Estrada owned stock at heart of market scandal
Estrada owned stock at heart of market scandal
MANILA (AP): Philippine President Joseph Estrada secretly owned stock in a gaming company and made huge profits from a dramatic surge in its share price, a former Estrada cabinet member said on Thursday.
Testifying in Estrada's impeachment trial, former Finance Secretary Edgardo Espiritu, who resigned in January 2000 over allegations of corruption in the administration, said the president admitted owning shares in BW Resources Corp., which became the center of a stock manipulation scandal.
Espiritu said he talked with Estrada alone in the president's office in mid-1999 and was surprised at the Estrada's reaction when they discussed the rapid gains of BW shares.
"In the excitement of the president in regard to the upsurge in BW shares, he told me, 'I am now making a lot of money in BW shares,"' Espiritu said.
Estrada told reporters Thursday he's saddened but unperturbed by Espiritu's decision to testify. "It's very unfortunate, he used to be a member of my official family," the president said.
Estrada's impeachment trial began Dec. 7. A conviction on any charge by two-thirds of the 22-member Senate would force him from office.
Estrada's role in the BW scandal has dominated the trial for two days, with two stock exchange regulators claiming the president tried to get Dante Tan, BW's then-controlling shareholder, cleared in their investigations into price-fixing.
Espiritu said Estrada indicated he did not want Espiritu to testify. Espiritu said Estrada called him at the airport shortly before he boarded a plane to spend Christmas holidays in the United States.
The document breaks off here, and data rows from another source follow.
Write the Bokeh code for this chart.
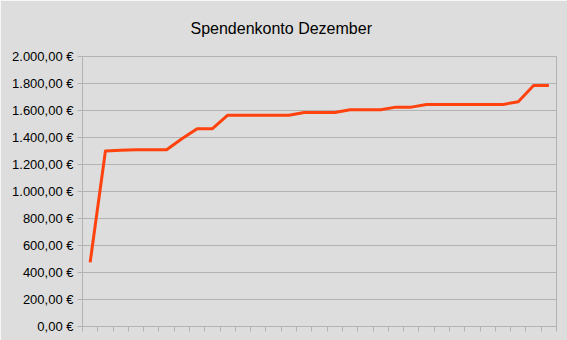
from bokeh.plotting import figure
from bokeh.models import FixedTicker, Range1d, CustomJSTickFormatter
from bokeh.embed import file_html
from bokeh.resources import INLINE

days = list(range(1, 32))
balance = [475, 1300, 1305, 1310, 1310, 1310, 1390, 1465, 1465,
           1565, 1565, 1565, 1565, 1565, 1585, 1585, 1585,
           1605, 1605, 1605, 1625, 1625, 1645, 1645, 1645, 1645, 1645, 1645,
           1665, 1785, 1785]
y_ticks = [0, 200, 400, 600, 800, 1000, 1200, 1400, 1600, 1800, 2000]
y_labels = ["0,00 €", "200,00 €", "400,00 €", "600,00 €", "800,00 €", "1.000,00 €",
            "1.200,00 €", "1.400,00 €", "1.600,00 €", "1.800,00 €", "2.000,00 €"]
title_text = "Spendenkonto Dezember"

BG = "#dddddd"
GRID = "#b3b3b3"

p = figure(width=567, height=340, output_backend="svg", toolbar_location=None,
           x_range=Range1d(0.5, len(days) + 0.5), y_range=Range1d(0, 2000),
           min_border_left=82, min_border_right=11, min_border_top=56, min_border_bottom=14)
p.background_fill_color = BG
p.border_fill_color = BG
p.outline_line_color = GRID

p.title.text = title_text
p.title.text_font = "Liberation Sans"
p.title.text_font_size = "16px"
p.title.text_font_style = "normal"
p.title.text_color = "#000000"
p.title.align = "left"
p.title.offset = 108
p.title.vertical_align = "top"
p.title.standoff = 36

p.line(days, balance, line_color="#ff420e", line_width=3, line_join="round")

p.xaxis.ticker = FixedTicker(ticks=[d - 0.5 for d in days] + [len(days) + 0.5])
p.xaxis.formatter = CustomJSTickFormatter(code="return '';")
p.xaxis.major_label_text_font_size = "13px"
p.xaxis.major_label_standoff = 0
p.xaxis.major_tick_out = 5
p.xaxis.major_tick_in = 0
p.xaxis.minor_tick_out = 0
p.xaxis.minor_tick_in = 0
p.xaxis.axis_line_color = GRID
p.xaxis.major_tick_line_color = GRID
p.xgrid.grid_line_color = None

p.yaxis.ticker = FixedTicker(ticks=y_ticks)
p.yaxis.major_label_overrides = {t: l for t, l in zip(y_ticks, y_labels)}
p.yaxis.major_label_text_font = "Liberation Sans"
p.yaxis.major_label_text_font_size = "13px"
p.yaxis.major_label_text_color = "#000000"
p.yaxis.major_tick_out = 5
p.yaxis.major_tick_in = 0
p.yaxis.minor_tick_out = 0
p.yaxis.minor_tick_in = 0
p.yaxis.major_label_standoff = 4
p.yaxis.axis_line_color = GRID
p.yaxis.major_tick_line_color = GRID
p.ygrid.grid_line_color = GRID
p.ygrid.grid_line_width = 1

open("out.html", "w").write(file_html(p, INLINE))
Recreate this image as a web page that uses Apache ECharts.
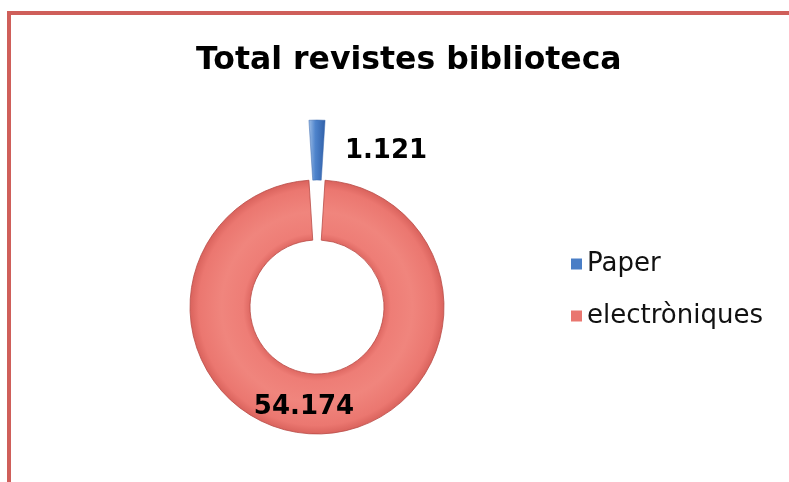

"Ed, I heard you will be testifying," Espiritu quoted Estrada as saying. "He told me, 'We are friends, aren't we? Just tell me if I can help you with anything."'
Presidential spokesman Ernesto Maceda said on Thursday Estrada did call Espiritu but it was only to wish him a good trip. "The president told me that he has never discussed BW with Espiritu," said Maceda.
At the trial, Espiritu said Tan told him that part of Tan's BW holdings were actually owned by Estrada.
Espiritu said he realized Tan was telling the truth after Estrada claimed both he and Tan lost a lot of money following the collapse of BW share prices in late 1999 and that they were the "victims" in the stock price manipulation.
He said Tan claimed the price manipulation was engineered by three of his business rivals, including businessman Mark Jimenez, also a friend of Estrada.
Estrada later called the three businessmen and ordered them to "restore" Tan's profits, Espiritu said.
Espiritu said he appealed to Estrada to "do something" to prevent the scandal from further damaging the economy. "I told the president the problem was becoming so big," he said. But he said Estrada expressed more concern about his personal losses. "I was discouraged," Espiritu said.
The stock scandal centers on dramatic price swings in BW stock prices in 1999. The shares rocketed 5,200 percent to 107 pesos (US$2.1) before plunging, damaging many small investors and setting off a government probe.
Tan was charged in December with violating the securities act after investigators found he engineered a rise in BW stock and failed to disclose his ownership of the company.
Espiritu said he resigned in January 2000, telling the president he "could no longer take what is happening to our government, which is against my conscience."
He said he told Estrada to "do something" with his "unofficial friends" and the difficulty he had in handling corruption in the internal revenue and customs agencies.
He said he warned Estrada that BW scandal "might explode. I told the president that despite your losses, the more important thing is the remaining four years of your administration."
Estrada was implicated in the stock scandal when former Securities and Exchange Commission chairman Perfecto Yasay accused the president of ordering him to clear Tan in his investigation. Estrada called Yasay a liar.
Allegations of corruption first surfaced in October when Ilocos Sur Gov. Luis Singson, a former drinking buddy of Estrada and a reputed illegal gambling boss, accused the president of pocketing more than 400 million pesos (US$8 million) in bribes from illegal gambling lords and 130 million pesos ($2.5 million) in tobacco tax kickbacks.